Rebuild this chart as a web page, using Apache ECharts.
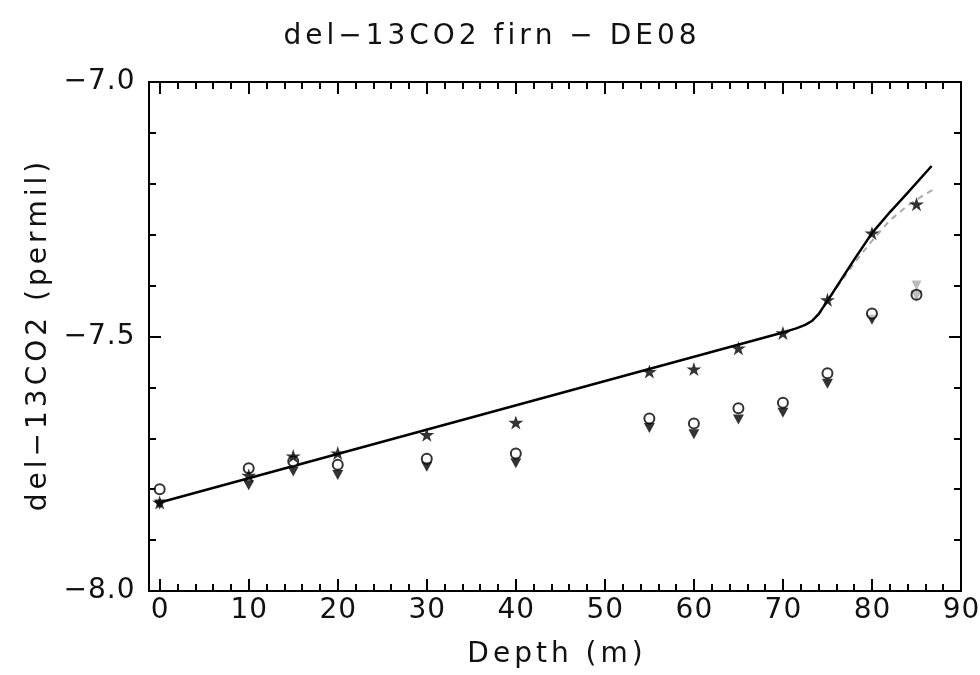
<!DOCTYPE html>
<html>
<head>
<meta charset="utf-8">
<script src="https://cdn.jsdelivr.net/npm/echarts@6/dist/echarts.min.js"></script>
<style>html,body{margin:0;padding:0;background:#fff}#c{width:980px;height:675px}</style>
</head>
<body>
<div id="c"></div>
<script>
// ---- data ----
const depths = [0, 10, 15, 20, 30, 40, 55, 60, 65, 70, 75, 80, 85];
const starVals = [-7.826, -7.773, -7.735, -7.729, -7.693, -7.669, -7.569, -7.564, -7.523, -7.493, -7.428, -7.297, -7.240];
const circleVals = [-7.800, -7.759, -7.745, -7.752, -7.740, -7.730, -7.661, -7.671, -7.641, -7.630, -7.572, -7.455, -7.418];
const triangleVals = [-7.830, -7.792, -7.765, -7.772, -7.756, -7.749, -7.680, -7.692, -7.663, -7.650, -7.593, -7.467, -7.420];
const grayMarkDepths = [85];
const grayMarkVals = [-7.400];
const modelDepths = [0, 70, 71.5, 72.5, 73.3, 74, 75, 76, 77, 78, 79, 80, 82, 84, 86.7];
const modelVals = [-7.826, -7.492, -7.484, -7.477, -7.469, -7.456, -7.430, -7.403, -7.376, -7.349, -7.323, -7.297, -7.256, -7.218, -7.165];
const model2Depths = [74, 76, 78, 80, 82, 84, 86, 87.2];
const model2Vals = [-7.458, -7.405, -7.356, -7.312, -7.272, -7.243, -7.220, -7.208];
const xMajorTicks = [0, 10, 20, 30, 40, 50, 60, 70, 80, 90];
const xMinorTicks = [2,4,6,8,12,14,16,18,22,24,26,28,32,34,36,38,42,44,46,48,52,54,56,58,62,64,66,68,72,74,76,78,82,84,86,88];
const titleText = 'del\u221213CO2 firn \u2212 DE08';
const xName = 'Depth (m)';
const yName = 'del\u221213CO2 (permil)';

const zip = (xs, ys) => xs.map((x, i) => [x, ys[i]]);
const spaced = (s, st) => s.split('').map(c => '{' + st + '|' + c + '}').join('');
const FONT = 'DejaVu Sans';
const rich = {
  s: { fontSize: 28, fontFamily: FONT, fontWeight: 'normal', color: '#111', padding: [0, 2, 0, 2] },
  t: { fontSize: 28, fontFamily: FONT, fontWeight: 'normal', color: '#111', padding: [0, 0.5, 0, 0.5] }
};
const STAR = 'path://M50,0 L61.8,35.4 L100,35.4 L69.1,57.3 L80.9,92.7 L50,70.8 L19.1,92.7 L30.9,57.3 L0,35.4 L38.2,35.4 Z';

const XMIN = -1.2, XMAX = 90;
function xAx(pos, ticks, len, withLine, withLabel, withName) {
  return {
    type: 'value', position: pos, min: XMIN, max: XMAX,
    axisLine: { show: withLine, onZero: false, lineStyle: { color: '#000', width: 2 } },
    axisTick: { show: true, inside: true, length: len, customValues: ticks, lineStyle: { color: '#000', width: 2 } },
    axisLabel: withLabel ? {
      show: true, customValues: xMajorTicks, margin: 6,
      formatter: v => spaced(String(v), 't'), rich: rich
    } : { show: false },
    splitLine: { show: false },
    name: withName ? spaced(xName, 's') : '',
    nameLocation: 'middle', nameGap: 50,
    nameTextStyle: { rich: rich }
  };
}
function yAx(pos, withLabel, withName) {
  return {
    type: 'value', position: pos, min: -8, max: -7, interval: 0.5,
    axisLine: { show: true, onZero: false, lineStyle: { color: '#000', width: 2 } },
    axisTick: { show: true, inside: true, length: 12, lineStyle: { color: '#000', width: 2 } },
    minorTick: { show: true, splitNumber: 5, length: 7, lineStyle: { color: '#000', width: 2 } },
    axisLabel: withLabel ? {
      show: true, margin: 14,
      formatter: v => spaced(v.toFixed(1).replace('-', '\u2212'), 't'), rich: rich
    } : { show: false },
    splitLine: { show: false },
    name: withName ? spaced(yName, 's') : '',
    nameLocation: 'middle', nameGap: 96, nameRotate: 90,
    nameTextStyle: { rich: rich }
  };
}

const chart = echarts.init(document.getElementById('c'), null, { renderer: 'canvas' });
chart.setOption({
  backgroundColor: '#fff',
  animation: false,
  title: {
    text: spaced(titleText, 's'), left: 'center', top: 18,
    textStyle: { fontWeight: 'normal', rich: rich }
  },
  grid: { left: 149, right: 19, top: 82, bottom: 84, containLabel: false, outerBoundsMode: 'none' },
  xAxis: [
    xAx('bottom', xMajorTicks, 12, true, true, true),
    xAx('bottom', xMinorTicks, 7, false, false, false),
    xAx('top', xMajorTicks, 12, true, false, false),
    xAx('top', xMinorTicks, 7, false, false, false)
  ],
  yAxis: [yAx('left', true, true), yAx('right', false, false)],
  series: [
    {
      type: 'line', data: zip(model2Depths, model2Vals), symbol: 'none', z: 2,
      lineStyle: { color: '#aaa', width: 2, type: [6, 5] }
    },
    {
      type: 'line', data: zip(modelDepths, modelVals), symbol: 'none', z: 3,
      lineStyle: { color: '#000', width: 2.5, join: 'round' }
    },
    {
      type: 'scatter', data: zip(grayMarkDepths, grayMarkVals), symbol: 'triangle', symbolRotate: 180,
      symbolSize: 10, z: 4, itemStyle: { color: '#aaa' }
    },
    {
      type: 'scatter', data: zip(depths, triangleVals), symbol: 'triangle', symbolRotate: 180,
      symbolSize: [11, 10], z: 5, itemStyle: { color: '#000' }
    },
    {
      type: 'scatter', data: zip(depths, circleVals), symbol: 'circle', symbolSize: 10, z: 6,
      itemStyle: { color: 'rgba(255,255,255,0.85)', borderColor: '#000', borderWidth: 2 }
    },
    {
      type: 'scatter', data: zip(depths, starVals), symbol: STAR, symbolSize: [15, 14], z: 7,
      itemStyle: { color: '#000' }
    }
  ]
});
</script>
</body>
</html>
━━━━━━━━━━
§ **Stated exercise**
Exclude every picture and copy the remaining data exactly.

§ **Final result**
Rebuild this chart as a web page, using Apache ECharts.
<!DOCTYPE html>
<html>
<head>
<meta charset="utf-8">
<script src="https://cdn.jsdelivr.net/npm/echarts@6/dist/echarts.min.js"></script>
<style>html,body{margin:0;padding:0;background:#fff}#c{width:980px;height:675px}</style>
</head>
<body>
<div id="c"></div>
<script>
// ---- data ----
const depths = [0, 10, 15, 20, 30, 40, 55, 60, 65, 70, 75, 80, 85];
const starVals = [-7.826, -7.773, -7.735, -7.729, -7.693, -7.669, -7.569, -7.564, -7.523, -7.493, -7.428, -7.297, -7.240];
const circleVals = [-7.800, -7.759, -7.745, -7.752, -7.740, -7.730, -7.661, -7.671, -7.641, -7.630, -7.572, -7.455, -7.418];
const triangleVals = [-7.830, -7.792, -7.765, -7.772, -7.756, -7.749, -7.680, -7.692, -7.663, -7.650, -7.593, -7.467, -7.420];
const grayMarkDepths = [85];
const grayMarkVals = [-7.400];
const modelDepths = [0, 70, 71.5, 72.5, 73.3, 74, 75, 76, 77, 78, 79, 80, 82, 84, 86.7];
const modelVals = [-7.826, -7.492, -7.484, -7.477, -7.469, -7.456, -7.430, -7.403, -7.376, -7.349, -7.323, -7.297, -7.256, -7.218, -7.165];
const model2Depths = [74, 76, 78, 80, 82, 84, 86, 87.2];
const model2Vals = [-7.458, -7.405, -7.356, -7.312, -7.272, -7.243, -7.220, -7.208];
const xMajorTicks = [0, 10, 20, 30, 40, 50, 60, 70, 80, 90];
const xMinorTicks = [2,4,6,8,12,14,16,18,22,24,26,28,32,34,36,38,42,44,46,48,52,54,56,58,62,64,66,68,72,74,76,78,82,84,86,88];
const titleText = 'del\u221213CO2 firn \u2212 DE08';
const xName = 'Depth (m)';
const yName = 'del\u221213CO2 (permil)';

const zip = (xs, ys) => xs.map((x, i) => [x, ys[i]]);
const spaced = (s, st) => s.split('').map(c => '{' + st + '|' + c + '}').join('');
const FONT = 'DejaVu Sans';
const rich = {
  s: { fontSize: 28, fontFamily: FONT, fontWeight: 'normal', color: '#111', padding: [0, 2, 0, 2] },
  t: { fontSize: 28, fontFamily: FONT, fontWeight: 'normal', color: '#111', padding: [0, 0.5, 0, 0.5] }
};
const STAR = 'path://M50,0 L61.8,35.4 L100,35.4 L69.1,57.3 L80.9,92.7 L50,70.8 L19.1,92.7 L30.9,57.3 L0,35.4 L38.2,35.4 Z';

const XMIN = -1.2, XMAX = 90;
function xAx(pos, ticks, len, withLine, withLabel, withName) {
  return {
    type: 'value', position: pos, min: XMIN, max: XMAX,
    axisLine: { show: withLine, onZero: false, lineStyle: { color: '#000', width: 2 } },
    axisTick: { show: true, inside: true, length: len, customValues: ticks, lineStyle: { color: '#000', width: 2 } },
    axisLabel: withLabel ? {
      show: true, customValues: xMajorTicks, margin: 6,
      formatter: v => spaced(String(v), 't'), rich: rich
    } : { show: false },
    splitLine: { show: false },
    name: withName ? spaced(xName, 's') : '',
    nameLocation: 'middle', nameGap: 50,
    nameTextStyle: { rich: rich }
  };
}
function yAx(pos, withLabel, withName) {
  return {
    type: 'value', position: pos, min: -8, max: -7, interval: 0.5,
    axisLine: { show: true, onZero: false, lineStyle: { color: '#000', width: 2 } },
    axisTick: { show: true, inside: true, length: 12, lineStyle: { color: '#000', width: 2 } },
    minorTick: { show: true, splitNumber: 5, length: 7, lineStyle: { color: '#000', width: 2 } },
    axisLabel: withLabel ? {
      show: true, margin: 14,
      formatter: v => spaced(v.toFixed(1).replace('-', '\u2212'), 't'), rich: rich
    } : { show: false },
    splitLine: { show: false },
    name: withName ? spaced(yName, 's') : '',
    nameLocation: 'middle', nameGap: 96, nameRotate: 90,
    nameTextStyle: { rich: rich }
  };
}

const chart = echarts.init(document.getElementById('c'), null, { renderer: 'canvas' });
chart.setOption({
  backgroundColor: '#fff',
  animation: false,
  title: {
    text: spaced(titleText, 's'), left: 'center', top: 18,
    textStyle: { fontWeight: 'normal', rich: rich }
  },
  grid: { left: 149, right: 19, top: 82, bottom: 84, containLabel: false, outerBoundsMode: 'none' },
  xAxis: [
    xAx('bottom', xMajorTicks, 12, true, true, true),
    xAx('bottom', xMinorTicks, 7, false, false, false),
    xAx('top', xMajorTicks, 12, true, false, false),
    xAx('top', xMinorTicks, 7, false, false, false)
  ],
  yAxis: [yAx('left', true, true), yAx('right', false, false)],
  series: [
    {
      type: 'line', data: zip(model2Depths, model2Vals), symbol: 'none', z: 2,
      lineStyle: { color: '#aaa', width: 2, type: [6, 5] }
    },
    {
      type: 'line', data: zip(modelDepths, modelVals), symbol: 'none', z: 3,
      lineStyle: { color: '#000', width: 2.5, join: 'round' }
    },
    {
      type: 'scatter', data: zip(grayMarkDepths, grayMarkVals), symbol: 'triangle', symbolRotate: 180,
      symbolSize: 10, z: 4, itemStyle: { color: '#aaa' }
    },
    {
      type: 'scatter', data: zip(depths, triangleVals), symbol: 'triangle', symbolRotate: 180,
      symbolSize: [11, 10], z: 5, itemStyle: { color: '#000' }
    },
    {
      type: 'scatter', data: zip(depths, circleVals), symbol: 'circle', symbolSize: 10, z: 6,
      itemStyle: { color: 'rgba(255,255,255,0.85)', borderColor: '#000', borderWidth: 2 }
    },
    {
      type: 'scatter', data: zip(depths, starVals), symbol: STAR, symbolSize: [15, 14], z: 7,
      itemStyle: { color: '#000' }
    }
  ]
});
</script>
</body>
</html>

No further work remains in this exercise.